### Supplied data
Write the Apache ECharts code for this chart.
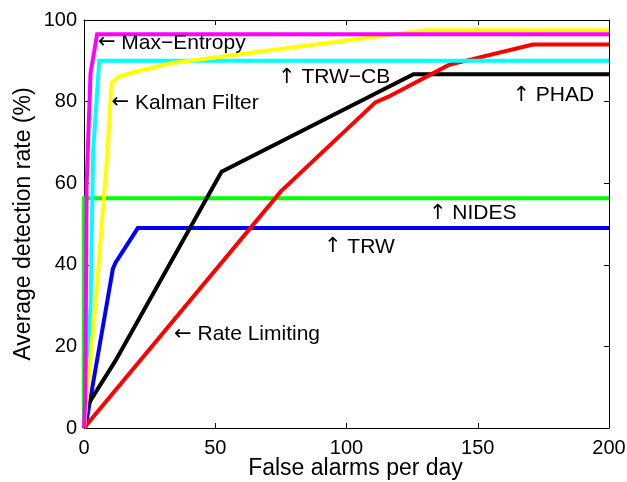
<!DOCTYPE html>
<html>
<head>
<meta charset="utf-8">
<script src="https://cdn.jsdelivr.net/npm/echarts@6/dist/echarts.min.js"></script>
<style>html,body{margin:0;padding:0;background:#fff;}#c{width:627px;height:482px;}</style>
</head>
<body>
<div id="c"></div>
<script>
// ---- data (x: false alarms per day, y: average detection rate %) ----
const xTicks = [0, 50, 100, 150, 200];
const yTicks = [0, 20, 40, 60, 80, 100];

const nidesX = [0, 0, 200];
const nidesY = [0, 56.3, 56.3];

const trwX = [0.5, 11, 12, 20.5, 200];
const trwY = [0, 39, 40.5, 49, 49];

const phadX = [0.3, 12, 52.4, 125.5, 200];
const phadY = [4.5, 16.5, 62.8, 86.7, 86.7];

const rateX = [0, 75, 111, 116, 139, 171, 200];
const rateY = [0, 58, 79.8, 81.2, 89, 94, 94];

const trwCbX = [0, 2.5, 3.5, 5.8, 200];
const trwCbY = [0, 30, 68, 90, 90];

const kalmanX = [0, 2.5, 5, 9, 10.5, 13, 19, 33, 71, 100, 130, 200];
const kalmanY = [0, 17, 35, 68, 84.5, 86, 87.2, 89.4, 92.6, 95, 97.5, 97.5];

const maxEntX = [0, 0.5, 1, 2.5, 5, 200];
const maxEntY = [0, 8, 60, 87, 96.5, 96.5];

// annotation labels (arrow + name), anchored in data coordinates
const noteArrow = ['\u2190', '\u2190', '\u2191', '\u2191', '\u2191', '\u2191', '\u2190'];
const noteText = ['Max\u2212Entropy', 'Kalman Filter', 'TRW\u2212CB', 'PHAD', 'NIDES', 'TRW', 'Rate Limiting'];
const noteX = [5.3, 10.5, 73.9, 163.2, 131.4, 91.4, 34.3];
const noteY = [94.4, 79.7, 85.9, 81.5, 52.6, 44.4, 22.9];

const zip = (xs, ys) => xs.map((x, i) => [x, ys[i]]);
const FONT = '"Liberation Sans", Arial, Helvetica, sans-serif';

function line(name, xs, ys, color) {
  return {
    name, type: 'line', data: zip(xs, ys), showSymbol: false, symbol: 'none',
    lineStyle: { color, width: 4, join: 'miter' }, itemStyle: { color },
    xAxisIndex: 0, yAxisIndex: 0, animation: false, silent: true
  };
}

const chart = echarts.init(document.getElementById('c'), null, { renderer: 'canvas' });
const axisLine = { show: true, onZero: false, lineStyle: { color: '#000', width: 1 } };
const tick = { show: true, inside: true, length: 5, lineStyle: { color: '#000', width: 1 } };

const option = {
  animation: false,
  backgroundColor: '#fff',
  grid: { left: 84, right: 18, top: 20, bottom: 54, containLabel: false, outerBoundsMode: 'none' },
  xAxis: [
    {
      type: 'value', min: 0, max: 200, interval: 50, position: 'bottom',
      axisLine, axisTick: tick, splitLine: { show: false },
      axisLabel: { color: '#000', fontSize: 20, fontFamily: FONT, margin: 10,
        formatter: v => (xTicks.includes(v) ? String(v) : '') },
      name: 'False alarms per day', nameLocation: 'middle', nameGap: 29, nameMoveOverlap: false,
      nameTextStyle: { color: '#000', fontSize: 23, fontFamily: FONT, padding: [0, 0, 0, 18] }
    },
    {
      type: 'value', min: 0, max: 200, interval: 50, position: 'top',
      axisLine, axisTick: tick, splitLine: { show: false }, axisLabel: { show: false }
    }
  ],
  yAxis: [
    {
      type: 'value', min: 0, max: 100, interval: 20, position: 'left',
      axisLine, axisTick: tick, splitLine: { show: false },
      axisLabel: { color: '#000', fontSize: 20, fontFamily: FONT, margin: 7,
        formatter: v => (yTicks.includes(v) ? String(v) : '') },
      name: 'Average detection rate (%)', nameLocation: 'middle', nameGap: 49, nameMoveOverlap: false,
      nameTextStyle: { color: '#000', fontSize: 23, fontFamily: FONT }
    },
    {
      type: 'value', min: 0, max: 100, interval: 20, position: 'right',
      axisLine, axisTick: tick, splitLine: { show: false }, axisLabel: { show: false }
    }
  ],
  series: [
    line('NIDES', nidesX, nidesY, '#00ff00'),
    line('TRW', trwX, trwY, '#0000ff'),
    line('PHAD', phadX, phadY, '#000000'),
    line('Rate Limiting', rateX, rateY, '#ff0000'),
    line('TRW-CB', trwCbX, trwCbY, '#00ffff'),
    line('Kalman Filter', kalmanX, kalmanY, '#ffff00'),
    line('Max-Entropy', maxEntX, maxEntY, '#ff00ff')
  ]
};
chart.setOption(option);

const graphics = noteText.map((t, i) => {
  const p = chart.convertToPixel({ xAxisIndex: 0, yAxisIndex: 0 }, [noteX[i], noteY[i]]);
  return {
    type: 'text', x: p[0], y: p[1], z: 100,
    style: {
      text: '{a|' + noteArrow[i] + '} ' + t,
      fill: '#000', font: '21px ' + FONT, fontSize: 21, fontFamily: FONT,
      align: 'left', verticalAlign: 'middle',
      rich: { a: { fontFamily: '"DejaVu Sans", sans-serif', fontSize: 21, fill: '#000' } }
    }
  };
});
chart.setOption({ graphic: graphics });
</script>
</body>
</html>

### What this task involves
Leave out the pictures and repeat the lines from the start of the material through the line with "95, 97.5, 97.5];", inclusive.

### Written response
Write the Apache ECharts code for this chart.
<!DOCTYPE html>
<html>
<head>
<meta charset="utf-8">
<script src="https://cdn.jsdelivr.net/npm/echarts@6/dist/echarts.min.js"></script>
<style>html,body{margin:0;padding:0;background:#fff;}#c{width:627px;height:482px;}</style>
</head>
<body>
<div id="c"></div>
<script>
// ---- data (x: false alarms per day, y: average detection rate %) ----
const xTicks = [0, 50, 100, 150, 200];
const yTicks = [0, 20, 40, 60, 80, 100];

const nidesX = [0, 0, 200];
const nidesY = [0, 56.3, 56.3];

const trwX = [0.5, 11, 12, 20.5, 200];
const trwY = [0, 39, 40.5, 49, 49];

const phadX = [0.3, 12, 52.4, 125.5, 200];
const phadY = [4.5, 16.5, 62.8, 86.7, 86.7];

const rateX = [0, 75, 111, 116, 139, 171, 200];
const rateY = [0, 58, 79.8, 81.2, 89, 94, 94];

const trwCbX = [0, 2.5, 3.5, 5.8, 200];
const trwCbY = [0, 30, 68, 90, 90];

const kalmanX = [0, 2.5, 5, 9, 10.5, 13, 19, 33, 71, 100, 130, 200];
const kalmanY = [0, 17, 35, 68, 84.5, 86, 87.2, 89.4, 92.6, 95, 97.5, 97.5];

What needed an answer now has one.